Your copy of the material must match it exactly, except that pictures are dropped.
========================================
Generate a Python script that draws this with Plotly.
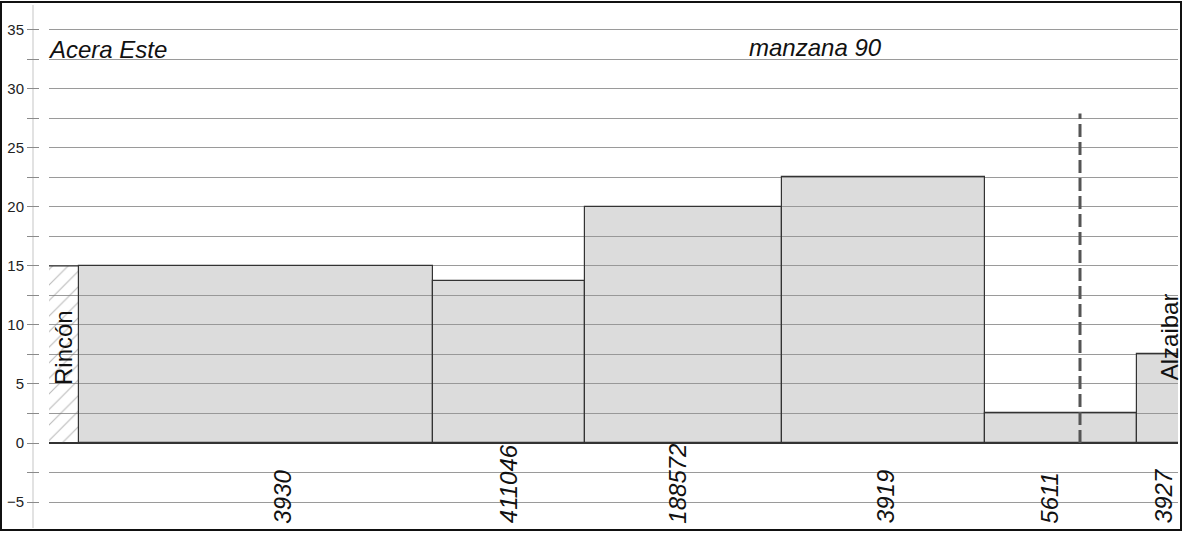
import plotly.graph_objects as go

# ---- data (x in metres along the block front, heights in metres) ----
lots = ["3930", "411046", "188572", "3919", "5611", "3927"]
lot_start = [3.0, 38.4, 53.6, 73.3, 93.6, 108.8]
lot_end = [38.4, 53.6, 73.3, 93.6, 108.8, 113.6]
lot_height = [15.0, 13.75, 20.0, 22.5, 2.5, 7.5]
label_x = [23.4, 45.9, 62.9, 83.6, 100.1, 111.4]

rincon_start, rincon_end, rincon_height = 0.0, 3.0, 15.0
limit_x = 103.1
limit_height = 27.9

y_ticks = [-5, 0, 5, 10, 15, 20, 25, 30, 35]

FONT = "Liberation Sans, Arial, sans-serif"
PLOT_W = 1183 - 39 - 5
PLOT_H = 533 - 5 - 5

centers = [(a + b) / 2 for a, b in zip(lot_start, lot_end)]
widths = [b - a for a, b in zip(lot_start, lot_end)]

fig = go.Figure()

# hatched corner (Rincón)
fig.add_trace(go.Bar(
    x=[(rincon_start + rincon_end) / 2], y=[rincon_height],
    width=[rincon_end - rincon_start], base=0,
    marker=dict(color="rgba(255,255,255,0)",
                line=dict(width=0, color="rgba(0,0,0,0)"),
                pattern=dict(shape="/", fgcolor="#777777",
                             bgcolor="rgba(255,255,255,0)", size=11,
                             solidity=0.1)),
    hoverinfo="skip", showlegend=False))
fig.add_trace(go.Scatter(
    x=[rincon_start, rincon_end], y=[rincon_height, rincon_height],
    mode="lines", line=dict(color="#333333", width=1.2),
    hoverinfo="skip", showlegend=False))
fig.add_trace(go.Scatter(
    x=[rincon_start, rincon_end], y=[0, 0],
    mode="lines", line=dict(color="#333333", width=1.5),
    hoverinfo="skip", showlegend=False))

# lot bars
fig.add_trace(go.Bar(
    x=centers, y=lot_height, width=widths, base=0,
    marker=dict(color="rgba(150,150,150,0.333)",
                line=dict(color="#333333", width=1.2)),
    hovertext=lots, showlegend=False))

# dashed limit line
fig.add_trace(go.Scatter(
    x=[limit_x, limit_x], y=[0, limit_height], mode="lines",
    line=dict(color="#555555", width=3, dash="13px,5px"),
    hoverinfo="skip", showlegend=False))

annotations = []
for name, lx in zip(lots, label_x):
    annotations.append(dict(
        x=lx, y=-7.0, xref="x", yref="y", text=name, showarrow=False,
        textangle=-90, xanchor="center", yanchor="bottom",
        font=dict(family=FONT, size=24, color="#111111", style="italic")))

annotations += [
    dict(x=1.4, y=4.7, xref="x", yref="y", text="Rincón", showarrow=False,
         textangle=-90, xanchor="center", yanchor="bottom",
         font=dict(family=FONT, size=24, color="#111111")),
    dict(x=112.0, y=5.1, xref="x", yref="y", text="Alzaibar", showarrow=False,
         textangle=-90, xanchor="center", yanchor="bottom",
         font=dict(family=FONT, size=24, color="#111111")),
    dict(x=0, y=33.3, xref="x", yref="y", text="Acera Este", showarrow=False,
         xanchor="left", yanchor="middle", xshift=-3,
         font=dict(family=FONT, size=24, color="#111111", style="italic")),
    dict(x=76.6, y=33.5, xref="x", yref="y", text="manzana 90", showarrow=False,
         xanchor="center", yanchor="middle",
         font=dict(family=FONT, size=24, color="#111111", style="italic")),
]

shapes = [
    # faint y axis line
    dict(type="line", xref="paper", yref="paper",
         x0=-6 / PLOT_W, x1=-6 / PLOT_W, y0=0, y1=1,
         line=dict(color="#d8d8d8", width=1.5), layer="below"),
    # outer frame
    dict(type="rect", xref="paper", yref="paper",
         x0=-38 / PLOT_W, x1=1 + 3 / PLOT_W,
         y0=-2 / PLOT_H, y1=1 + 3 / PLOT_H,
         line=dict(color="#111111", width=2), fillcolor="rgba(0,0,0,0)"),
]

fig.update_layout(
    width=1183, height=533,
    margin=dict(l=39, r=5, t=5, b=5),
    paper_bgcolor="white", plot_bgcolor="white",
    barmode="overlay", bargap=0,
    annotations=annotations, shapes=shapes,
    font=dict(family=FONT, color="#222222"),
    xaxis=dict(domain=[10 / PLOT_W, 1], range=[0, 112.9],
               showgrid=False, zeroline=False, showticklabels=False,
               ticks="", showline=False, fixedrange=True),
    yaxis=dict(anchor="free", position=0, range=[-7.2, 37.1],
               tickvals=y_ticks, ticks="outside", ticklen=12,
               tickcolor="#8a8a8a", tickwidth=1,
               showgrid=True, gridcolor="#9a9a9a", gridwidth=1,
               zeroline=True, zerolinecolor="#333333", zerolinewidth=1.5,
               showline=False,
               tickfont=dict(family=FONT, size=15, color="#222222"),
               minor=dict(dtick=2.5, tick0=0, ticks="outside", ticklen=12,
                          tickcolor="#8a8a8a", showgrid=True,
                          gridcolor="#9a9a9a", gridwidth=1),
               fixedrange=True),
)

fig.write_html("out.html",
               config={"displayModeBar": False},
               post_script="document.body.style.margin='0';"
                           "document.body.style.overflow='hidden';")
========================================
# [Result of this task]
Generate a Python script that draws this with Plotly.
import plotly.graph_objects as go

# ---- data (x in metres along the block front, heights in metres) ----
lots = ["3930", "411046", "188572", "3919", "5611", "3927"]
lot_start = [3.0, 38.4, 53.6, 73.3, 93.6, 108.8]
lot_end = [38.4, 53.6, 73.3, 93.6, 108.8, 113.6]
lot_height = [15.0, 13.75, 20.0, 22.5, 2.5, 7.5]
label_x = [23.4, 45.9, 62.9, 83.6, 100.1, 111.4]

rincon_start, rincon_end, rincon_height = 0.0, 3.0, 15.0
limit_x = 103.1
limit_height = 27.9

y_ticks = [-5, 0, 5, 10, 15, 20, 25, 30, 35]

FONT = "Liberation Sans, Arial, sans-serif"
PLOT_W = 1183 - 39 - 5
PLOT_H = 533 - 5 - 5

centers = [(a + b) / 2 for a, b in zip(lot_start, lot_end)]
widths = [b - a for a, b in zip(lot_start, lot_end)]

fig = go.Figure()

# hatched corner (Rincón)
fig.add_trace(go.Bar(
    x=[(rincon_start + rincon_end) / 2], y=[rincon_height],
    width=[rincon_end - rincon_start], base=0,
    marker=dict(color="rgba(255,255,255,0)",
                line=dict(width=0, color="rgba(0,0,0,0)"),
                pattern=dict(shape="/", fgcolor="#777777",
                             bgcolor="rgba(255,255,255,0)", size=11,
                             solidity=0.1)),
    hoverinfo="skip", showlegend=False))
fig.add_trace(go.Scatter(
    x=[rincon_start, rincon_end], y=[rincon_height, rincon_height],
    mode="lines", line=dict(color="#333333", width=1.2),
    hoverinfo="skip", showlegend=False))
fig.add_trace(go.Scatter(
    x=[rincon_start, rincon_end], y=[0, 0],
    mode="lines", line=dict(color="#333333", width=1.5),
    hoverinfo="skip", showlegend=False))

# lot bars
fig.add_trace(go.Bar(
    x=centers, y=lot_height, width=widths, base=0,
    marker=dict(color="rgba(150,150,150,0.333)",
                line=dict(color="#333333", width=1.2)),
    hovertext=lots, showlegend=False))

# dashed limit line
fig.add_trace(go.Scatter(
    x=[limit_x, limit_x], y=[0, limit_height], mode="lines",
    line=dict(color="#555555", width=3, dash="13px,5px"),
    hoverinfo="skip", showlegend=False))

annotations = []
for name, lx in zip(lots, label_x):
    annotations.append(dict(
        x=lx, y=-7.0, xref="x", yref="y", text=name, showarrow=False,
        textangle=-90, xanchor="center", yanchor="bottom",
        font=dict(family=FONT, size=24, color="#111111", style="italic")))

annotations += [
    dict(x=1.4, y=4.7, xref="x", yref="y", text="Rincón", showarrow=False,
         textangle=-90, xanchor="center", yanchor="bottom",
         font=dict(family=FONT, size=24, color="#111111")),
    dict(x=112.0, y=5.1, xref="x", yref="y", text="Alzaibar", showarrow=False,
         textangle=-90, xanchor="center", yanchor="bottom",
         font=dict(family=FONT, size=24, color="#111111")),
    dict(x=0, y=33.3, xref="x", yref="y", text="Acera Este", showarrow=False,
         xanchor="left", yanchor="middle", xshift=-3,
         font=dict(family=FONT, size=24, color="#111111", style="italic")),
    dict(x=76.6, y=33.5, xref="x", yref="y", text="manzana 90", showarrow=False,
         xanchor="center", yanchor="middle",
         font=dict(family=FONT, size=24, color="#111111", style="italic")),
]

shapes = [
    # faint y axis line
    dict(type="line", xref="paper", yref="paper",
         x0=-6 / PLOT_W, x1=-6 / PLOT_W, y0=0, y1=1,
         line=dict(color="#d8d8d8", width=1.5), layer="below"),
    # outer frame
    dict(type="rect", xref="paper", yref="paper",
         x0=-38 / PLOT_W, x1=1 + 3 / PLOT_W,
         y0=-2 / PLOT_H, y1=1 + 3 / PLOT_H,
         line=dict(color="#111111", width=2), fillcolor="rgba(0,0,0,0)"),
]

fig.update_layout(
    width=1183, height=533,
    margin=dict(l=39, r=5, t=5, b=5),
    paper_bgcolor="white", plot_bgcolor="white",
    barmode="overlay", bargap=0,
    annotations=annotations, shapes=shapes,
    font=dict(family=FONT, color="#222222"),
    xaxis=dict(domain=[10 / PLOT_W, 1], range=[0, 112.9],
               showgrid=False, zeroline=False, showticklabels=False,
               ticks="", showline=False, fixedrange=True),
    yaxis=dict(anchor="free", position=0, range=[-7.2, 37.1],
               tickvals=y_ticks, ticks="outside", ticklen=12,
               tickcolor="#8a8a8a", tickwidth=1,
               showgrid=True, gridcolor="#9a9a9a", gridwidth=1,
               zeroline=True, zerolinecolor="#333333", zerolinewidth=1.5,
               showline=False,
               tickfont=dict(family=FONT, size=15, color="#222222"),
               minor=dict(dtick=2.5, tick0=0, ticks="outside", ticklen=12,
                          tickcolor="#8a8a8a", showgrid=True,
                          gridcolor="#9a9a9a", gridwidth=1),
               fixedrange=True),
)

fig.write_html("out.html",
               config={"displayModeBar": False},
               post_script="document.body.style.margin='0';"
                           "document.body.style.overflow='hidden';")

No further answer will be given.